Wpis z mikrobloga

@jgjgjgjgjgjgjgjgjgjgjgjgjgjg: Fallout to iluzja gry. Umiejętności mają śladowy wpływ na cokolwiek, przy stu i 300 procent na trafienie nie ma różnic, broń jest śmieszna, bandyta nożem bojowym atakuje mocniej niż gość z pistoletu na poziomie umiejętności 120 %. Zero logiki, totalne losowe dyrdymały. Jak słyszę że na normalnym poziomie trudno się gra to mam dość, na zwykłym się nie da grać tylko albo ucieka, albo F6/F7 tysiąc razy.
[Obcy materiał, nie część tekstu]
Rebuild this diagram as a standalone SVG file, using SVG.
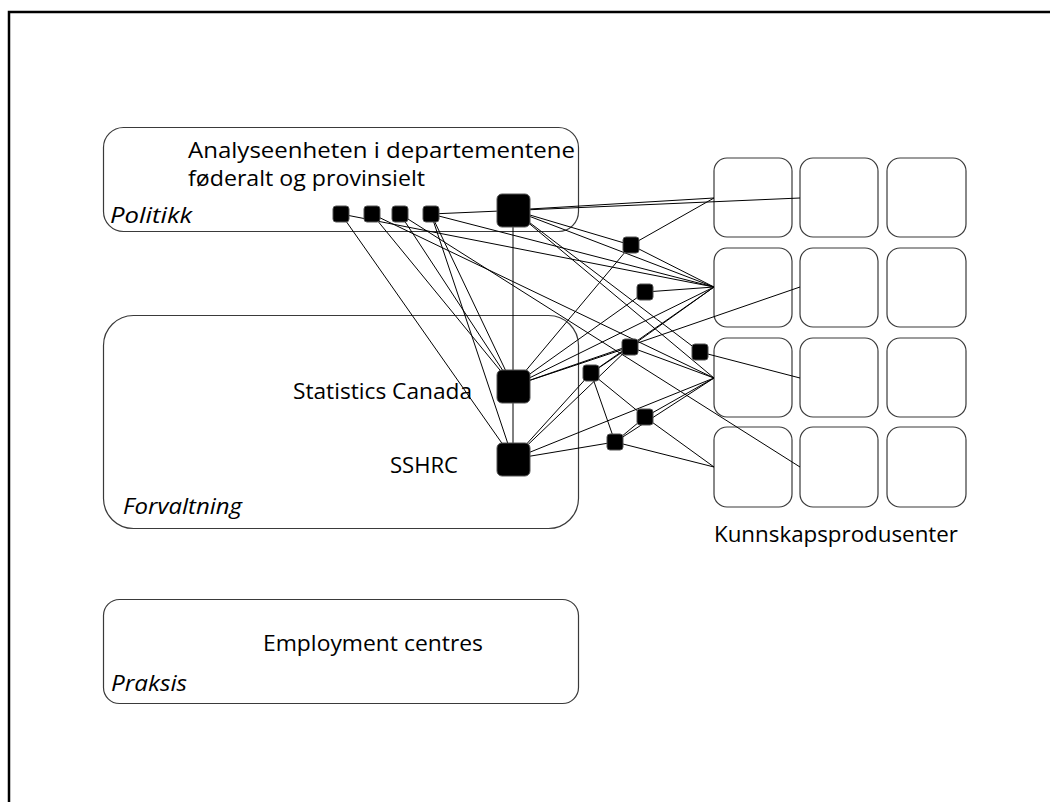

Do zaklikania jeden krok bo nie trafił, albo za 3 pw wali gościa z tą samą bronią, i tym samym pancerzem, a on nas za 15. Krytyczne to też jakaś farsa, policzcie jak często zwykłemu bandycie z nożem siadają krytyki, a jak będą wam. Co oni mają specjalne zdolności może, jak ja mam dwa to oni po dziesięć perków. Większość NPC którzy się przyłączą są zdolni co najwyżej zastawić ci wyjście w drzwiach albo stanąć na linii strzału. Gra ma piękny i niepowtarzalny klimat, ale jej wykonanie to żenada, już nie wspomnę o orginale i ilości błędów jakie zawierał. A następne części to tylko powielanie w nowej technologii. Vegas jest jak w pysk strzelił jak dwójka. Ale w dzisiejszych czasach miliard czy milion nie wielka różnica, a jak piszą 50 %, a wychodzi 5 też przejdzie.